Hazel shrugged. ‘We only knew people from the group really. Just those eight sessions.’

‘And was there any conflict within the group?’

A pause. This time Cathy spoke, jiggling the baby. ‘It was all very friendly,’ she said, and Alison couldn’t read her tone. ‘A really nice group, though we were all quite different. Very supportive.’

This time Hazel was looking away, drinking her vile tea.

‘What about Kelly’s partner? You mentioned an incident at the group.’

‘Oh, no, that was nothing really. We hardly saw him except for that one time. He wasn’t even at the barbecue, I think they’ve split up.’

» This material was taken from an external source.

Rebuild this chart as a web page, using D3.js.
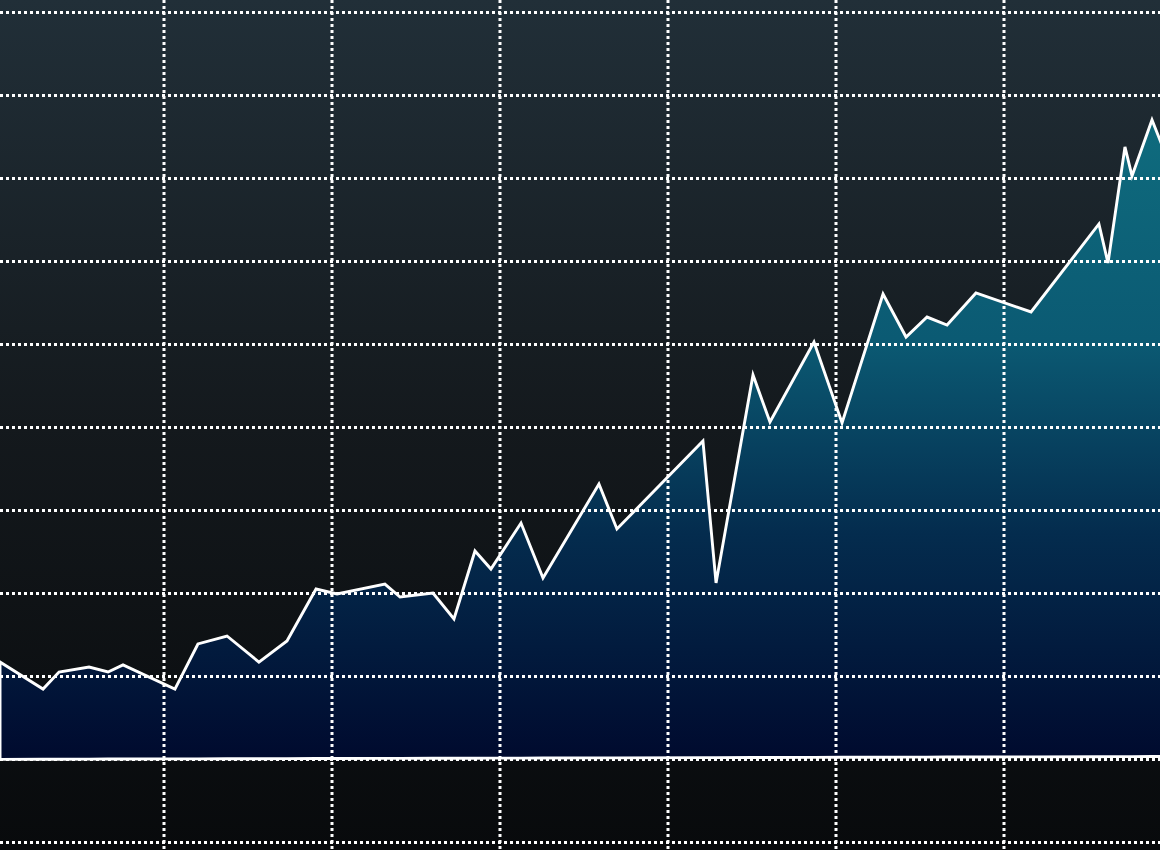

Alison sighed. ‘Alright. Thank you for your time.’ It was the same thing she’d got from Monica and Ed Dunwood – they maintained they’d been in the kitchen when it happened, trying to save some kind of dessert that was melting because someone had left the fridge open. They hadn’t seen it happen, and neither apparently had Cathy and Hazel, despite Cathy being right downstairs and Hazel in the garden in eye-shot of the balcony. How could it be that there were so many people in one house, and yet nobody had seen a thing?

 

 

The day of – Cathy

1.23 p.m.

Kelly had come. No one could believe Kelly had come. Cathy and Hazel had arrived just before her, somewhat late because Hazel had come back from the shops that morning with the wrong kind of flowers. ‘What does it matter?’ she’d asked, brow furrowed in annoyance.

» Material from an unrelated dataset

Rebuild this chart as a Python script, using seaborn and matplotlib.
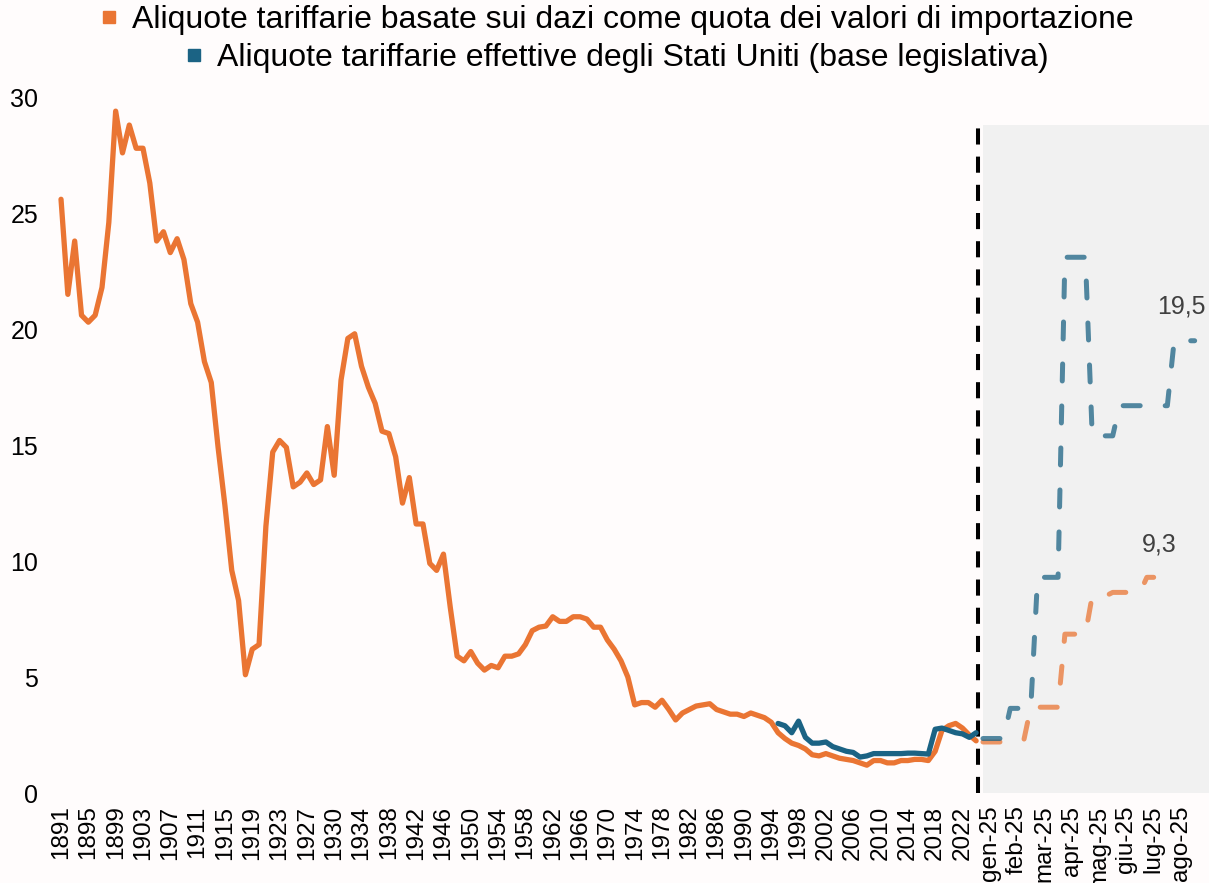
import pandas as pd
import matplotlib.pyplot as plt
from matplotlib.lines import Line2D
import seaborn as sns

# etichette dell'asse x: anni (il 1930 compare due volte nella serie) + settimane 2025
anni = [str(a) for a in range(1891, 1931)] + [str(a) for a in range(1930, 2025)]
settimane = (["gen-25"] * 5 + ["feb-25"] * 4 + ["mar-25"] * 4 + ["apr-25"] * 4
             + ["mag-25"] * 4 + ["giu-25"] * 4 + ["lug-25"] * 4 + ["ago-25"] * 3)

# dazi riscossi / valore importazioni (%), annuale
dazi_quota = [
    25.6, 21.5, 23.8, 20.6, 20.3, 20.6, 21.8, 24.6, 29.4, 27.6,
    28.8, 27.8, 27.8, 26.3, 23.8, 24.2, 23.3, 23.9, 23.0, 21.1,
    20.3, 18.6, 17.7, 14.9, 12.4, 9.6, 8.3, 5.1, 6.2, 6.4,
    11.5, 14.7, 15.2, 14.9, 13.2, 13.4, 13.8, 13.3, 13.5, 15.8,
    13.7, 17.8, 19.6, 19.8, 18.4, 17.5, 16.8, 15.6, 15.5, 14.5,
    12.5, 13.6, 11.6, 11.6, 9.9, 9.6, 10.3, 8.0, 5.9, 5.7,
    6.1, 5.6, 5.3, 5.5, 5.4, 5.9, 5.9, 6.0, 6.4, 7.0,
    7.15, 7.2, 7.6, 7.4, 7.4, 7.6, 7.6, 7.5, 7.15, 7.15,
    6.6, 6.2, 5.7, 5.0, 3.8, 3.9, 3.9, 3.7, 4.0, 3.6,
    3.15, 3.45, 3.6, 3.75, 3.8, 3.85, 3.6, 3.5, 3.4, 3.4,
    3.3, 3.45, 3.35, 3.25, 3.05, 2.6, 2.35, 2.15, 2.05, 1.9,
    1.65, 1.6, 1.7, 1.6, 1.5, 1.45, 1.4, 1.3, 1.2, 1.4,
    1.4, 1.3, 1.3, 1.4, 1.4, 1.45, 1.45, 1.4, 1.8, 2.7,
    2.9, 3.0, 2.8, 2.5, 2.25,
]
# aliquota effettiva (base legislativa), annuale dal 1995
effettiva_inizio = "1995"
effettiva = [
    3.0, 2.9, 2.6, 3.1, 2.4, 2.15, 2.15, 2.2, 2.0, 1.9,
    1.8, 1.75, 1.55, 1.6, 1.7, 1.7, 1.7, 1.7, 1.7, 1.72,
    1.72, 1.7, 1.68, 2.75, 2.8, 2.7, 2.6, 2.55, 2.4, 2.6,
]
# 2025, settimanale
dazi_quota_2025 = [
    2.2, 2.2, 2.2, 2.2, 2.3, 2.3, 2.3, 3.7, 3.7, 3.7,
    3.7, 3.7, 6.85, 6.85, 6.85, 6.85, 8.5, 8.5, 8.5, 8.65,
    8.65, 8.65, 8.65, 8.65, 9.3, 9.3,
]
effettiva_2025 = [
    2.35, 2.35, 2.35, 2.35, 3.65, 3.65, 3.65, 3.65, 9.3, 9.3,
    9.3, 9.3, 23.1, 23.1, 23.1, 23.1, 15.4, 15.4, 15.4, 15.4,
    16.7, 16.7, 16.7, 16.7, 16.7, 16.7, 16.7, 16.7, 19.5, 19.5,
    19.5, 19.5,
]

serie_nomi = ["Aliquote tariffarie basate sui dazi come quota dei valori di importazione",
              "Aliquote tariffarie effettive degli Stati Uniti (base legislativa)"]

ARANCIO = "#ea7533"
BLU = "#1b6384"
SFONDO = "#fffcfc"

sns.set_theme(style="white")
plt.rcParams["font.family"] = ["Liberation Sans", "DejaVu Sans"]

etichette = anni + settimane
n_anni = len(anni)
i0 = anni.index(effettiva_inizio)

df_quota = pd.DataFrame({"x": range(n_anni), "y": dazi_quota})
df_eff = pd.DataFrame({"x": range(i0, i0 + len(effettiva)), "y": effettiva})
df_quota25 = pd.DataFrame({"x": range(n_anni, n_anni + len(dazi_quota_2025)), "y": dazi_quota_2025})
df_eff25 = pd.DataFrame({"x": range(n_anni, n_anni + len(effettiva_2025)), "y": effettiva_2025})

fig = plt.figure(figsize=(12.09, 8.83), dpi=100, facecolor=SFONDO)
ax = fig.add_axes([0.042, 0.1019, 0.958, 0.788])
ax.set_facecolor(SFONDO)

ax.axvspan(n_anni, len(etichette) + 1.1, ymin=0, ymax=0.96, color="#f1f1f1", lw=0, zorder=0)
ax.axvline(n_anni - 0.7, ymin=0, ymax=0.96, color="black", lw=2.9,
           linestyle=(0, (4, 3)), zorder=1)

linea = dict(linewidth=3.8, solid_joinstyle="round", solid_capstyle="round", errorbar=None)
sns.lineplot(data=df_quota, x="x", y="y", ax=ax, color=ARANCIO, zorder=3, **linea)
sns.lineplot(data=df_eff, x="x", y="y", ax=ax, color=BLU, zorder=4, **linea)

tratt = dict(linewidth=3.6, linestyle=(0, (3.4, 5)), dash_capstyle="round",
             alpha=0.75, errorbar=None)
sns.lineplot(data=df_quota25, x="x", y="y", ax=ax, color=ARANCIO, zorder=3, **tratt)
sns.lineplot(data=df_eff25, x="x", y="y", ax=ax, color=BLU, zorder=4, **tratt)

for df, dx, dy in [(df_eff25, -13, 34), (df_quota25, 6, 33)]:
    ultimo = df.iloc[-1]
    ax.annotate(f"{ultimo.y:.1f}".replace(".", ","), xy=(ultimo.x, ultimo.y),
                xytext=(dx, dy), textcoords="offset pixels",
                ha="center", va="center", fontsize=18, color="#404040")

ax.set_xlim(-1.5, len(etichette) + 1.1)
ax.set_ylim(0, 30)
ax.set_xticks(range(0, len(etichette), 4))
ax.set_xticklabels(etichette[::4], rotation=90)
ax.set_yticks(range(0, 31, 5))
ax.tick_params(axis="x", length=0, pad=9, labelsize=17.5, colors="black")
ax.tick_params(axis="y", length=0, pad=9, labelsize=18, colors="black")
ax.set_xlabel("")
ax.set_ylabel("")
ax.grid(False)
sns.despine(ax=ax, left=True, bottom=True)

for nome, colore, ypos in [(serie_nomi[0], ARANCIO, 0.977), (serie_nomi[1], BLU, 0.934)]:
    h = Line2D([], [], marker="s", color=colore, linestyle="none", markersize=9)
    fig.legend(handles=[h], labels=[nome], loc="center", bbox_to_anchor=(0.51, ypos),
               frameon=False, fontsize=23, handlelength=0.6, handletextpad=0.4,
               borderpad=0, borderaxespad=0, labelcolor="black")

fig.savefig("out.png", dpi=100, facecolor=SFONDO)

It would matter a lot to someone like Monica. They had to be the kind from a florist, wrapped in brown paper and tied up with twine, not supermarket daisies covered in plastic. Hazel was grouchy because she’d had to get up at eight – the weekends were the only time she didn’t have to start work at six – but since Cathy had slept for maybe forty-five minutes all night, she wasn’t very sympathetic. She’d never known tiredness like it. It wasn’t just yawning, spacing out, drooping eyes, jerking awake on the sofa realising you’d fallen asleep with your head lolling forward. It was more like a kind of madness. As she walked the dim rooms at night, Arthur a heavy weight in her arms, sniffling and huffing, she wondered what might happen if she never slept again. Like, ever. How quickly would you lose it? Go insane?

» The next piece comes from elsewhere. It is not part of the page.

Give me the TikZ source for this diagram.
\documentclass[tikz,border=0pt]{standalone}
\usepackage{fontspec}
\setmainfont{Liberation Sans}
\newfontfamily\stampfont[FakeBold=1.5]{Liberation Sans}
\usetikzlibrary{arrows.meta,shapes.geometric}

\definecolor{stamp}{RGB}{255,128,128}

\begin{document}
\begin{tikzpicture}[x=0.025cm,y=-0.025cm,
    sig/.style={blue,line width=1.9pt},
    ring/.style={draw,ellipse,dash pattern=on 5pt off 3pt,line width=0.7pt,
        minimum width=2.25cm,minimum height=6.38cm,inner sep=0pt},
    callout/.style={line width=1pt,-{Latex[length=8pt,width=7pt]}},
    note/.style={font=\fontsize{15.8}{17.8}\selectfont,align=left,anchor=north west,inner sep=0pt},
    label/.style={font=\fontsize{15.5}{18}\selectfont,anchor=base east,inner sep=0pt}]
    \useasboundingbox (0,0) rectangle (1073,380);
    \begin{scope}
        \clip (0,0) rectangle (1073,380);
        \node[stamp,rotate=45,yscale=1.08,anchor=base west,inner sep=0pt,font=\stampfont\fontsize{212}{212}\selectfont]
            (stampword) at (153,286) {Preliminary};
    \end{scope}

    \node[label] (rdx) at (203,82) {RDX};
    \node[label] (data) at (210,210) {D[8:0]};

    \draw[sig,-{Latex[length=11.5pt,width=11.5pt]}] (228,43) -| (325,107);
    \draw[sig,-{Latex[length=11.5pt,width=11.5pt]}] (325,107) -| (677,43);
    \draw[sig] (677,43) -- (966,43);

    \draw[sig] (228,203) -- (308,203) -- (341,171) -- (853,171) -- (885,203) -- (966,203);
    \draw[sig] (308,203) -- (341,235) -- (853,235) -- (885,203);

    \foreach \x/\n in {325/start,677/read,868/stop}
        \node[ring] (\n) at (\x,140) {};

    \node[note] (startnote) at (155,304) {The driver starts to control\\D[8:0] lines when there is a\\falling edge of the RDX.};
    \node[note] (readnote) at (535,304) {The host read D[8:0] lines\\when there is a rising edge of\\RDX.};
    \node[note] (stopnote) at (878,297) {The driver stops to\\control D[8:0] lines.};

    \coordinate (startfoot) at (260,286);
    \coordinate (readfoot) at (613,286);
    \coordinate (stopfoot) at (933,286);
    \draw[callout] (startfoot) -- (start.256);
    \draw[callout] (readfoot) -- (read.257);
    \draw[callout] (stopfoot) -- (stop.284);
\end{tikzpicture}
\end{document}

Sometimes, she took Arthur into the bedroom and held him close to Hazel’s face as he cried. She never woke up.

That day when they finally arrived, Monica swept them in, casting an eye over the flowers Cathy had brought. She nodded her approval. ‘Lovely. From the nice place on the high street?’ Cathy felt her shoulders relax. Why was she so worried what these mothers thought of her? Maybe it was just a symptom of a larger worry, the anxiety that had engulfed her ever since she’d seen the line on the pregnancy test and done a little creative accounting with her cycle.